Custody is no licence for police torture, says Bench

August 04, 2012 02:51 am | Updated 03:35 am IST - New Delhi:

The Supreme Court, coming down heavily on Chhattisgarh police officers for custodial torture of an Ayurvedic doctor in 1992, directed the State government to pay him Rs. 5 lakh as compensation for the mental agony and humiliation he suffered. It is to be recovered from the erring officers in equal proportion.

Allowing an appeal from Mehmood Nayyar Azam, on whom certain cases were slapped in September 1992, a Bench of Justices K.S. Radhakrishnan and Dipak Misra said: “There is no shadow of doubt that any treatment meted [out] to an accused while he is in custody which causes humiliation and mental trauma corrodes the concept of human dignity.”

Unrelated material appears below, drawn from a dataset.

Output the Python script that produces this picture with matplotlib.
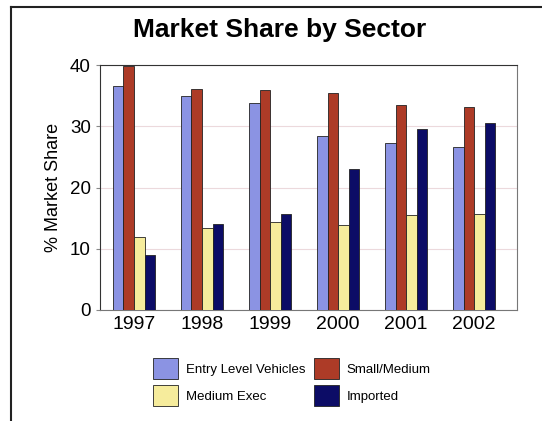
import matplotlib
matplotlib.use("Agg")
import matplotlib.pyplot as plt
import numpy as np

plt.rcParams['font.family'] = ['Liberation Sans', 'DejaVu Sans']

years = ["1997", "1998", "1999", "2000", "2001", "2002"]
entry_level = [36.6, 34.9, 33.8, 28.4, 27.3, 26.6]
small_medium = [39.8, 36.1, 35.9, 35.5, 33.5, 33.2]
medium_exec = [12.0, 13.4, 14.4, 13.8, 15.5, 15.7]
imported = [9.0, 14.1, 15.6, 23.1, 29.5, 30.5]

series = [
    ("Entry Level Vehicles", entry_level, "#8b93e3"),
    ("Small/Medium", small_medium, "#ad3b27"),
    ("Medium Exec", medium_exec, "#f6ec9c"),
    ("Imported", imported, "#0c0c66"),
]

fig = plt.figure(figsize=(5.42, 4.21), dpi=100)
ax = fig.add_axes([100 / 542, 1 - 310 / 421, 417 / 542, 245 / 421])

x = np.arange(len(years))
w = 0.155
bars = []
for i, (name, vals, col) in enumerate(series):
    b = ax.bar(x + (i - 1.5) * w, vals, w, color=col, edgecolor="#222222",
               linewidth=0.6, label=name, zorder=3)
    bars.append(b)

ax.set_xlim(-0.5, 5.63)
ax.set_ylim(0, 40)
ax.set_yticks([0, 10, 20, 30, 40])
ax.set_xticks(x)
ax.set_xticklabels(years)
ax.tick_params(axis="y", labelsize=13.5, length=3, color="#888888")
ax.tick_params(axis="x", labelsize=14, length=0, pad=4)
ax.yaxis.grid(True, color="#ecd9dc", linewidth=0.8, zorder=0)
ax.set_ylabel("% Market Share", fontsize=13, labelpad=6)

for side in ["left", "top"]:
    ax.spines[side].set_color("#333333")
for side in ["right", "bottom"]:
    ax.spines[side].set_color("#777777")

fig.text(280 / 542, 1 - 30 / 421, "Market Share by Sector", fontsize=19,
         fontweight="bold", ha="center", va="center")

# legend filled column-wise: Entry / Medium Exec, then Small/Medium / Imported
order = [0, 2, 1, 3]
fig.legend([bars[i] for i in order], [series[i][0] for i in order],
           ncol=2, loc="center", bbox_to_anchor=(292 / 542, 1 - 382 / 421),
           frameon=False, fontsize=9.5, handlelength=1.9, handleheight=2.1,
           columnspacing=0.6, handletextpad=0.6, labelspacing=0.45)

# outer frame lines along the top and left
fig.add_artist(plt.Line2D([11 / 542, 1], [1 - 7 / 421, 1 - 7 / 421],
                          color="#222222", linewidth=1.5))
fig.add_artist(plt.Line2D([11 / 542, 11 / 542], [0, 1 - 7 / 421],
                          color="#222222", linewidth=1.5))

fig.savefig("out.png", dpi=100)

The Bench said the appellant was arrested for an alleged offence under the Indian Penal Code, and the Electricity Act, 2003; second, while the magistrate ordered judicial remand, Mr. Azam, instead of being taken to jail the next day, was brought to the police station; third, self-humiliating words were written on a placard and he was asked to hold it and photographs were taken; fourth, the photographs were circulated among the general public and were also filed by one of the respondents in a revenue proceeding; and five, the Chhattisgarh High Court, in categorical terms, found that the appellant was harassed.

Writing the judgment, Justice Misra said: “It is the sacrosanct duty of the police authorities to remember that a citizen while in custody is not denuded of his fundamental right under Article 21 of the Constitution. The restrictions imposed have the sanction of law by which his enjoyment of fundamental right is curtailed but his basic human rights are not crippled so that the police officers can treat him in an inhuman manner.”

The Bench said: “There are some megalomaniac officers who conceive the perverse notion that they are the ‘Law’ forgetting that law is the science of what is good and just and, in [the] very nature of things, protective of a civilised society.”

On the High Court rejecting Mr. Azam’s plea and asking him to make a representation to the government, the Bench said: “This is not only asking a man to prefer an appeal from Caesar to Caesar’s wife but it also compels him like a cursed Sisyphus to carry the stone to the top of the mountain wherefrom the stone rolls down and he is obliged to repeatedly perform that futile exercise.”

The Bench said: “It is luculent that the appellant had undergone mental torture at the hands of insensible police officials. He might have agitated to ameliorate the cause of the poor and the downtrodden, but the social humiliation that has been meted [out] to him is quite capable of destroying the heart of his philosophy.”